A man approached the family court seeking a declaration that the child born to his wife, whom he divorced, is not his daughter. However, taking note of the absence of such pleadings denying paternity of the child, in previous proceedings between the couple, the Family Court held that it amounts to an admission by him that he is the father of the child, and no DNA test can be ordered.
The HC, however, observed that he is entitled to prove by adopting scientific methods that he is not the father of the child.
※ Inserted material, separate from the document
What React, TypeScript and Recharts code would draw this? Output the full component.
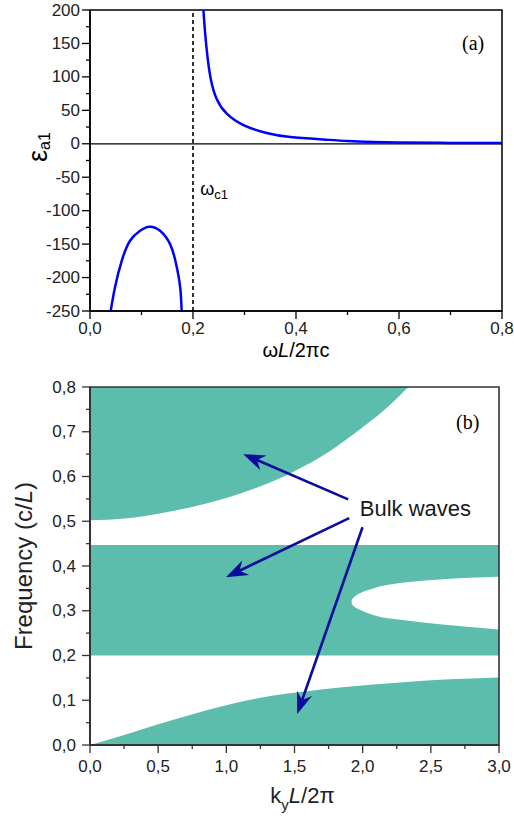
import {
  Area,
  ComposedChart,
  Label,
  Line,
  ReferenceArea,
  ReferenceDot,
  ReferenceLine,
  XAxis,
  YAxis,
} from "recharts";

const SANS = '"Liberation Sans", Arial, sans-serif';
const SERIF = '"Liberation Serif", "Times New Roman", serif';
const BLUE = "#0000ff";
const TEAL = "#5cbdac";
const ARROW = "#0c0c9c";

// ---- panel (a): eps_a1 vs wL/2pic ----
const lowerBranchW = [0.0402, 0.0486, 0.0616, 0.0777, 0.0972, 0.1153, 0.136, 0.1555, 0.167, 0.175, 0.178];
const lowerBranchEps = [-250, -214, -175, -145, -130, -124, -130, -150, -179, -214, -250];
const upperBranchW = [0.2202, 0.2235, 0.228, 0.2345, 0.246, 0.2656, 0.298, 0.343, 0.389, 0.453, 0.5, 0.55, 0.6, 0.7, 0.8];
const upperBranchEps = [200, 166, 131, 97, 67, 45, 28, 16, 10, 6.4, 4.2, 2.8, 2, 1.3, 1];
const omegaC1 = 0.2;
const omegaTicks = [0, 0.1, 0.2, 0.3, 0.4, 0.5, 0.6, 0.7, 0.8];
const epsTicks = [-250, -225, -200, -175, -150, -125, -100, -75, -50, -25, 0, 25, 50, 75, 100, 125, 150, 175, 200];

// ---- panel (b): band diagram ----
const upperBandK = [0, 0.25, 0.5, 0.75, 1.0, 1.25, 1.5, 1.75, 2.0, 2.2, 2.334];
const upperBandLow = [0.502, 0.506, 0.517, 0.532, 0.552, 0.578, 0.612, 0.655, 0.71, 0.76, 0.8];
const middleBandK = [0, 3];
const middleBandLow = [0.2, 0.2];
const middleBandHigh = [0.447, 0.447];
const holeK = [1.918, 1.923, 1.938, 1.979, 2.077, 2.322, 2.566, 3.0];
const holeLow = [0.32, 0.3147, 0.3093, 0.302, 0.2905, 0.278, 0.2697, 0.258];
const holeHigh = [0.32, 0.3253, 0.3307, 0.339, 0.35, 0.3635, 0.37, 0.376];
const lowerBandK = [0, 0.244, 0.489, 0.733, 0.978, 1.222, 1.466, 1.711, 1.955, 2.2, 2.444, 2.688, 3.0];
const lowerBandHigh = [0, 0.022, 0.045, 0.067, 0.087, 0.104, 0.1155, 0.1245, 0.132, 0.138, 0.1437, 0.1475, 0.151];
const arrowTailK = [1.894, 1.901, 1.999];
const arrowTailF = [0.549, 0.507, 0.4865];
const arrowTipK = [1.124, 0.997, 1.52];
const arrowTipF = [0.65, 0.375, 0.069];
const kTicks = [0, 0.25, 0.5, 0.75, 1, 1.25, 1.5, 1.75, 2, 2.25, 2.5, 2.75, 3];
const freqTicks = [0, 0.05, 0.1, 0.15, 0.2, 0.25, 0.3, 0.35, 0.4, 0.45, 0.5, 0.55, 0.6, 0.65, 0.7, 0.75, 0.8];

const fBand = 0.8;

const lowerBranch = lowerBranchW.map((w, i) => ({ w, eps: lowerBranchEps[i] }));
const upperBranch = upperBranchW.map((w, i) => ({ w, eps: upperBranchEps[i] }));
const upperBand = upperBandK.map((k, i) => ({ k, f: [upperBandLow[i], fBand] }));
const middleBand = middleBandK.map((k, i) => ({ k, f: [middleBandLow[i], middleBandHigh[i]] }));
const hole = holeK.map((k, i) => ({ k, f: [holeLow[i], holeHigh[i]] }));
const lowerBand = lowerBandK.map((k, i) => ({ k, f: [0, lowerBandHigh[i]] }));

const comma = (v: number) => v.toFixed(1).replace(".", ",");

function tickRenderer(opts: {
  side: "left" | "bottom";
  isMajor: (v: number) => boolean;
  fmt: (v: number) => string;
  gap: number;
  color: string;
}) {
  return (props: any) => {
    const { x, y, payload } = props;
    const v = payload.value as number;
    const major = opts.isMajor(v);
    const len = major ? 8 : 4;
    if (opts.side === "bottom") {
      return (
        <g>
          <line x1={x} y1={y} x2={x} y2={y + len} stroke={opts.color} strokeWidth={1.3} />
          {major && (
            <text x={x} y={y + opts.gap} textAnchor="middle" dominantBaseline="central" fontFamily={SANS} fontSize={17} fill="#222">
              {opts.fmt(v)}
            </text>
          )}
        </g>
      );
    }
    return (
      <g>
        <line x1={x} y1={y} x2={x - len} y2={y} stroke={opts.color} strokeWidth={1.3} />
        {major && (
          <text x={x - opts.gap} y={y} textAnchor="end" dominantBaseline="central" fontFamily={SANS} fontSize={17} fill="#222">
            {opts.fmt(v)}
          </text>
        )}
      </g>
    );
  };
}

function arrowShape(props: any) {
  const { x1, y1, x2, y2 } = props;
  const dx = x2 - x1;
  const dy = y2 - y1;
  const d = Math.hypot(dx, dy) || 1;
  const ux = dx / d;
  const uy = dy / d;
  const nx = -uy;
  const ny = ux;
  const L = 22;
  const W = 8;
  const notch = 15;
  const bx = x2 - ux * L;
  const by = y2 - uy * L;
  const mx = x2 - ux * notch;
  const my = y2 - uy * notch;
  return (
    <g>
      <line x1={x1} y1={y1} x2={mx} y2={my} stroke={ARROW} strokeWidth={2.6} />
      <polygon
        points={`${x2},${y2} ${bx + nx * W},${by + ny * W} ${mx},${my} ${bx - nx * W},${by - ny * W}`}
        fill={ARROW}
      />
    </g>
  );
}

const EpsTitle = (p: any) => {
  const { x, y } = p.viewBox;
  const cx = x + 38;
  const cy = y + 137;
  return (
    <text transform={`rotate(-90 ${cx} ${cy})`} x={cx} y={cy} textAnchor="middle" dominantBaseline="central" fontFamily={SANS} fill="#000">
      <tspan fontSize={27}>ε</tspan>
      <tspan fontSize={16} dy={6}>a1</tspan>
    </text>
  );
};

const OmegaTitle = (p: any) => {
  const { x, y, width } = p.viewBox;
  return (
    <text x={x + width / 2} y={y + 46} textAnchor="middle" fontFamily={SANS} fontSize={20} fill="#000">
      ω<tspan fontStyle="italic">L</tspan>/2πc
    </text>
  );
};

const FreqTitle = (p: any) => {
  const { x, y, height } = p.viewBox;
  const cx = x + 23;
  const cy = y + height / 2;
  return (
    <text transform={`rotate(-90 ${cx} ${cy})`} x={cx} y={cy} textAnchor="middle" dominantBaseline="central" fontFamily={SANS} fontSize={24} fill="#222">
      Frequency (c/<tspan fontStyle="italic">L</tspan>)
    </text>
  );
};

const KTitle = (p: any) => {
  const { x, y, width } = p.viewBox;
  return (
    <text x={x + width / 2 + 8} y={y + 58} textAnchor="middle" fontFamily={SANS} fontSize={22} fill="#222">
      k<tspan fontSize={15} dy={7}>y</tspan>
      <tspan fontStyle="italic" dy={-7}>L</tspan>/2π
    </text>
  );
};

function PanelA() {
  return (
    <ComposedChart width={514} height={370} margin={{ top: 10, right: 12, bottom: 0, left: 0 }}>
      <ReferenceLine y={0} stroke="#000" strokeWidth={1.2} />
      <ReferenceLine x={omegaC1} stroke="#000" strokeWidth={1.6} strokeDasharray="4 3" />
      <Line data={lowerBranch} dataKey="eps" type="natural" stroke={BLUE} strokeWidth={2.5} dot={false} isAnimationActive={false} />
      <Line data={upperBranch} dataKey="eps" type="natural" stroke={BLUE} strokeWidth={2.5} dot={false} isAnimationActive={false} />
      <ReferenceDot
        x={omegaC1 + 0.014}
        y={-68}
        r={0}
        shape={(p: any) => (
          <text x={p.cx} y={p.cy} dominantBaseline="central" fontFamily={SANS} fontSize={18} fill="#000">
            ω<tspan fontSize={13} dy={5}>c1</tspan>
          </text>
        )}
      />
      <ReferenceDot
        x={0.744}
        y={151}
        r={0}
        shape={(p: any) => (
          <text x={p.cx} y={p.cy} textAnchor="middle" dominantBaseline="central" fontFamily={SERIF} fontSize={20} fill="#000">
            (a)
          </text>
        )}
      />
      <ReferenceArea x1={0} x2={0.8} y1={-250} y2={200} fill="none" stroke="#000" strokeWidth={1.5} />
      <XAxis
        dataKey="w"
        type="number"
        domain={[0, 0.8]}
        ticks={omegaTicks}
        interval={0}
        allowDataOverflow
        height={59}
        tickSize={0}
        tickMargin={0}
        tickLine={false}
        axisLine={{ stroke: "#000", strokeWidth: 1.5 }}
        tick={tickRenderer({ side: "bottom", isMajor: (v) => Math.round(v * 10) % 2 === 0, fmt: comma, gap: 17, color: "#000" })}
      >
        <Label content={OmegaTitle} />
      </XAxis>
      <YAxis
        type="number"
        domain={[-250, 200]}
        ticks={epsTicks}
        interval={0}
        allowDataOverflow
        width={90}
        tickSize={0}
        tickMargin={0}
        tickLine={false}
        axisLine={{ stroke: "#000", strokeWidth: 1.5 }}
        tick={tickRenderer({ side: "left", isMajor: (v) => v % 50 === 0, fmt: (v) => String(v), gap: 10, color: "#000" })}
      >
        <Label content={EpsTitle} />
      </YAxis>
    </ComposedChart>
  );
}

function PanelB() {
  return (
    <ComposedChart width={514} height={452} margin={{ top: 17, right: 15, bottom: 0, left: 0 }}>
      <Area data={upperBand} dataKey="f" type="monotone" fill={TEAL} fillOpacity={1} stroke="none" isAnimationActive={false} />
      <Area data={middleBand} dataKey="f" type="linear" fill={TEAL} fillOpacity={1} stroke="none" isAnimationActive={false} />
      <Area data={hole} dataKey="f" type="monotone" fill="#ffffff" fillOpacity={1} stroke="none" isAnimationActive={false} />
      <Area data={lowerBand} dataKey="f" type="monotone" fill={TEAL} fillOpacity={1} stroke="none" isAnimationActive={false} />
      {arrowTailK.map((k, i) => (
        <ReferenceLine
          key={i}
          segment={[
            { x: k, y: arrowTailF[i] },
            { x: arrowTipK[i], y: arrowTipF[i] },
          ]}
          shape={arrowShape}
        />
      ))}
      <ReferenceDot
        x={1.979}
        y={0.5296}
        r={0}
        shape={(p: any) => (
          <text x={p.cx} y={p.cy} dominantBaseline="central" fontFamily={SANS} fontSize={22} fill="#1a1a1a">
            Bulk waves
          </text>
        )}
      />
      <ReferenceDot
        x={2.771}
        y={0.722}
        r={0}
        shape={(p: any) => (
          <text x={p.cx} y={p.cy} textAnchor="middle" dominantBaseline="central" fontFamily={SERIF} fontSize={20} fill="#000">
            (b)
          </text>
        )}
      />
      <ReferenceArea x1={0} x2={3} y1={0} y2={0.8} fill="none" stroke="#333" strokeWidth={1.6} />
      <XAxis
        dataKey="k"
        type="number"
        domain={[0, 3]}
        ticks={kTicks}
        interval={0}
        allowDataOverflow
        height={77}
        tickSize={0}
        tickMargin={0}
        tickLine={false}
        axisLine={{ stroke: "#333", strokeWidth: 2 }}
        tick={tickRenderer({ side: "bottom", isMajor: (v) => Number.isInteger(v * 2), fmt: comma, gap: 21, color: "#333" })}
      >
        <Label content={KTitle} />
      </XAxis>
      <YAxis
        type="number"
        domain={[0, 0.8]}
        ticks={freqTicks}
        interval={0}
        allowDataOverflow
        width={90}
        tickSize={0}
        tickMargin={0}
        tickLine={false}
        axisLine={{ stroke: "#333", strokeWidth: 2 }}
        tick={tickRenderer({ side: "left", isMajor: (v) => Math.abs(v * 10 - Math.round(v * 10)) < 1e-6, fmt: comma, gap: 14, color: "#333" })}
      >
        <Label content={FreqTitle} />
      </YAxis>
    </ComposedChart>
  );
}

export default function App() {
  return (
    <div style={{ position: "absolute", left: 0, top: 0, width: 514, height: 822, background: "#fff" }}>
      <div style={{ position: "absolute", left: 0, top: 0 }}>
        <PanelA />
      </div>
      <div style={{ position: "absolute", left: 0, top: 370 }}>
        <PanelB />
      </div>
    </div>
  );
}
The court, quoting an apex court judgment, observed that when there is a conflict between a conclusive proof envisaged under law and a proof based on scientific advancement accepted by the world community to be correct, the latter must prevail over the former.
Taking note that child is not a party to the proceedings before the Family Court, the bench observed that before seeking a direction to conduct DNA test to prove the paternity of the child, the petitioner has to implead the child as a party to the proceedings before the lower court. Thus, the child is also a necessary party to the application filed by the petitioner seeking conducting of DNA test.
Referring to a recent judgment by the high court, the bench further said that the court cannot direct DNA or any such test without hearing the person affected irrespective of the fact whether he is a minor or major. If such person is a minor, he should be heard through the guardian and the fact that the respondent, being the mother of the child, was heard by the court below on the application filed by the petitioner for conducting DNA test, is not sufficient. The respondent was heard in the matter not in the capacity of the guardian of the minor, but in her individual capacity only.